By Cris Nippard
Edited by Ellena Lu, Alloe Mak and Liam Mason
Growing up, my mother would tell me we came from a long lineage of witches. She would show me her gorgeous collection of geodes and books of spells. If I had a bad dream, I knew the next morning she would be hovering over my bed, warding off negative energy.
Others dismissed her ‘witchery’ as a strange quirk. When I mentioned it on the playground, I was met with nothing but confused stares. It wasn’t until the COVID-19 pandemic that I started to see the spirituality I knew so well start to be mimicked on social media.
It seemed like overnight, my mother was no longer a strange woman obsessed with the fantastical idea of witches, but just another person now enamoured with the ‘crystal girl aesthetic.’ The confusion over my mystical lineage had disappeared. Every other one of these TikToks was a young, rich white woman in front of her living room’s bay windows explaining the power of moldavite, meditation, and magic. #Witchtok now has over 6.5 million views on the app. The lifestyle passed down to my mother was now being compressed into thirty second clips for the world to watch.
Quickly, I watched prices of witch related items grow exponentially past what they were in my childhood. Books I could find on the side of the road were steadily climbing into the Indigo Top Ten.
My mother hasn’t been so fortunate in her lifetime. She dropped out of high school, worked in a factory 6 days a week, and quickly developed several physical ailments. Still, she continued to uphold her positive, magical demeanour. She held onto her idea of luck. That was until she could no longer afford it.
So my question is, is luck real? Or does good fortune only apply to white, affluent Westerners? I see my mom, who had her only outlet of luck taken away from her. As I see my siblings suffering in the Congo, Palestine and Sudan, I wonder, how much do you have to have in your wallet to have luck on your side?
“Israel” uses the money of Western taxpayers to drop bombs on the people they oppress in Palestine. The United States has sent more government aid there than any other place in the world. If the tables were turned, would the bloodshed in Palestine end? While we sit back and buy the newest iPhones, the people mining our cobalt face food insecurity. People outside our doors face food insecurity.

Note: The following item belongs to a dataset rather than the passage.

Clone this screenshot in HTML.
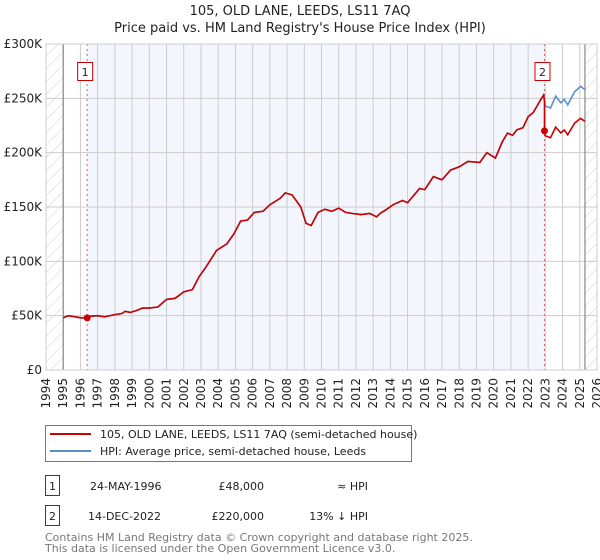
<!DOCTYPE html>
<html><head><meta charset="utf-8">
<style>
body{margin:0;background:#fff;font-family:"Liberation Sans","DejaVu Sans",sans-serif;}
#wrap{position:relative;width:600px;height:560px;overflow:hidden;}
svg text{font-family:"DejaVu Sans","Liberation Sans",sans-serif;}
</style></head>
<body>
<div id="wrap">
<svg id="chart" width="600" height="560" xmlns="http://www.w3.org/2000/svg">
<defs>
<pattern id="hatch" width="9" height="9" patternUnits="userSpaceOnUse" patternTransform="rotate(45)">
<line x1="0" y1="0" x2="0" y2="9" stroke="#d0d0d0" stroke-width="1"/>
</pattern>
</defs>
<text x="300" y="15" text-anchor="middle" font-size="13" fill="#222">105, OLD LANE, LEEDS, LS11 7AQ</text>
<text x="300" y="32" text-anchor="middle" font-size="13" fill="#222">Price paid vs. HM Land Registry's House Price Index (HPI)</text>
<g id="plot"></g>
<g id="legend">
<rect x="45.5" y="425.5" width="366" height="36" fill="#fff" stroke="#777"/>
<line x1="50" y1="434" x2="91" y2="434" stroke="#cc0000" stroke-width="2"/>
<text x="100" y="438" font-size="11" fill="#222">105, OLD LANE, LEEDS, LS11 7AQ (semi-detached house)</text>
<line x1="50" y1="451" x2="91" y2="451" stroke="#5b8fd0" stroke-width="2"/>
<text x="100" y="455" font-size="11" fill="#222">HPI: Average price, semi-detached house, Leeds</text>
</g>
<g font-size="11" fill="#222">
<rect x="45.5" y="475.5" width="14" height="20" fill="#fff" stroke="#cc0000"/>
<text x="52.5" y="490" text-anchor="middle" font-size="11">1</text>
<text x="90" y="490" font-size="11">24-MAY-1996</text>
<text x="264" y="490" text-anchor="end" font-size="11">£48,000</text>
<text x="368" y="490" text-anchor="end" font-size="11">≈ HPI</text>
<rect x="45.5" y="505.5" width="14" height="20" fill="#fff" stroke="#cc0000"/>
<text x="52.5" y="520" text-anchor="middle" font-size="11">2</text>
<text x="88" y="520" font-size="11">14-DEC-2022</text>
<text x="264" y="520" text-anchor="end" font-size="11">£220,000</text>
<text x="368" y="520" text-anchor="end" font-size="11">13% ↓ HPI</text>
</g>
<text x="45" y="541" font-size="11" fill="#777">Contains HM Land Registry data © Crown copyright and database right 2025.</text>
<text x="45" y="552" font-size="11" fill="#777">This data is licensed under the Open Government Licence v3.0.</text>
</svg>
</div>
<script>
const hpiYears=[1995,1995.3,1995.7,1996.0,1996.4,1996.6,1997.0,1997.4,1998.0,1998.4,1998.6,1998.9,1999.3,1999.6,2000.0,2000.5,2001.0,2001.5,2002.0,2002.5,2002.9,2003.3,2003.9,2004.5,2004.9,2005.3,2005.7,2006.1,2006.6,2007.0,2007.3,2007.6,2007.9,2008.3,2008.8,2009.1,2009.4,2009.8,2010.2,2010.6,2011.0,2011.4,2011.8,2012.3,2012.8,2013.2,2013.4,2013.8,2014.15,2014.7,2015.0,2015.7,2016.0,2016.5,2017.0,2017.5,2018.0,2018.5,2019.2,2019.6,2020.1,2020.5,2020.8,2021.1,2021.35,2021.7,2022.0,2022.3,2022.7,2022.9,2023.0,2023.3,2023.6,2023.9,2024.1,2024.3,2024.7,2024.9,2025.05,2025.3];
const hpiValues=[48000,50000,49000,48000,48000,49500,50000,49000,51000,52000,54000,53000,55000,57000,57000,58000,65000,66000,72000,74000,86000,95000,110000,116000,125000,137000,138000,145000,146000,152000,155000,158000,163000,161000,150000,135000,133000,145000,148000,146000,149000,145000,144000,143000,144000,141000,144000,148000,152000,156000,154000,167000,166000,178000,175000,184000,187000,192000,191000,200000,195000,210000,218000,216000,221000,223000,233000,237000,248000,253000,243000,241000,252000,246000,249000,244000,256000,259000,261000,258000];
const saleYears=[1996.39,2022.95];
const salePrices=[48000,220000];
const saleLabels=["1","2"];
const yTicks=[0,50000,100000,150000,200000,250000,300000];
const yTickLabels=["£0","£50K","£100K","£150K","£200K","£250K","£300K"];
const xTicks=[1994,1995,1996,1997,1998,1999,2000,2001,2002,2003,2004,2005,2006,2007,2008,2009,2010,2011,2012,2013,2014,2015,2016,2017,2018,2019,2020,2021,2022,2023,2024,2025,2026];

const NS="http://www.w3.org/2000/svg";
const X0=46,X1=597,Y0=370,Y1=44;
const xs=y=>X0+(y-1994)/(2026-1994)*(X1-X0);
const ys=v=>Y0-v/300000*(Y0-Y1);
const plot=document.getElementById('plot');
function mk(tag,attrs,parent){const e=document.createElementNS(NS,tag);for(const k in attrs)e.setAttribute(k,attrs[k]);(parent||plot).appendChild(e);return e;}
function hpiAt(y){for(let i=0;i<hpiYears.length-1;i++){if(y>=hpiYears[i]&&y<=hpiYears[i+1]){const t=(y-hpiYears[i])/(hpiYears[i+1]-hpiYears[i]);return hpiValues[i]+t*(hpiValues[i+1]-hpiValues[i]);}}return hpiValues[hpiValues.length-1];}
const lastY=hpiYears[hpiYears.length-1];
let r=mk('rect',{x:X0,y:Y1,width:xs(1995)-X0,height:Y0-Y1,fill:'url(#hatch)'});


r=mk('rect',{x:xs(lastY),y:Y1,width:X1-xs(lastY),height:Y0-Y1,fill:'url(#hatch)'});


r=mk('rect',{x:xs(saleYears[0]),y:Y1,width:xs(saleYears[1])-xs(saleYears[0]),height:Y0-Y1,fill:'#f3f6fd'});


xTicks.forEach(t=>{const l=mk('line',{x1:xs(t),x2:xs(t),y1:Y1,y2:Y0,stroke:'#ccc','stroke-width':1});


const tx=mk('text',{x:0,y:0,'font-size':12,fill:'#222','text-anchor':'end',transform:`translate(${xs(t)+4},${Y0+8}) rotate(-90)`});tx.textContent=t;

});
yTicks.forEach((t,i)=>{const l=mk('line',{x1:X0,x2:X1,y1:ys(t),y2:ys(t),stroke:'#ccc','stroke-width':1});


const tx=mk('text',{x:X0-4,y:ys(t)+4,'font-size':12,fill:'#222','text-anchor':'end'});tx.textContent=yTickLabels[i];

});
let b=mk('line',{x1:xs(1995),x2:xs(1995),y1:Y1,y2:Y0,stroke:'#888','stroke-width':1.2});


b=mk('line',{x1:xs(lastY),x2:xs(lastY),y1:Y1,y2:Y0,stroke:'#888','stroke-width':1.2});


saleYears.forEach((y,i)=>{const l=mk('line',{x1:xs(y),x2:xs(y),y1:Y1,y2:Y0,stroke:'#e06060','stroke-width':1,'stroke-dasharray':'2,3'});


const g=mk('g',{});


mk('rect',{x:xs(y)-9.5,y:62.5,width:15,height:18,fill:'#fff',stroke:'#cc0000'},g);
const t=mk('text',{x:xs(y)-2,y:76,'font-size':11,fill:'#222','text-anchor':'middle'},g);t.textContent=saleLabels[i];});
let d='';hpiYears.forEach((y,i)=>{d+=(i?'L':'M')+xs(y).toFixed(1)+','+ys(hpiValues[i]).toFixed(1);});
const hl=mk('path',{d:d,fill:'none',stroke:'#5b8fd0','stroke-width':1.6});


let pd='';
const r0=salePrices[0]/hpiAt(saleYears[0]), r1=salePrices[1]/hpiAt(saleYears[1]);
let first=true;
hpiYears.forEach((y,i)=>{
 if(y<saleYears[1]){pd+=(first?'M':'L')+xs(y).toFixed(1)+','+ys(hpiValues[i]*r0).toFixed(1);first=false;}
});
pd+='L'+xs(saleYears[1]).toFixed(1)+','+ys(hpiAt(saleYears[1])*r0).toFixed(1);
pd+='L'+xs(saleYears[1]).toFixed(1)+','+ys(salePrices[1]).toFixed(1);
hpiYears.forEach((y,i)=>{if(y>saleYears[1])pd+='L'+xs(y).toFixed(1)+','+ys(hpiValues[i]*r1).toFixed(1);});
const pl=mk('path',{d:pd,fill:'none',stroke:'#cc0000','stroke-width':1.6});


saleYears.forEach((y,i)=>{const c=mk('circle',{cx:xs(y),cy:ys(salePrices[i]),r:3.5,fill:'#cc0000'});

});
const bd=mk('rect',{x:X0,y:Y1,width:X1-X0,height:Y0-Y1,fill:'none',stroke:'#ccc'});


</script>
</body></html>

How do you hold on to your idea of luck when you see others get it handed to them? Where is hope found after it’s been taken from you? While the oppressed inherit the pain of their ancestors, the oppressors inherit a sense of luck. People have their magic taken away from them everyday. I ask again, is luck real? Or do people in positions of power choose who’s lucky, who’s rich, who’s magical and who survives?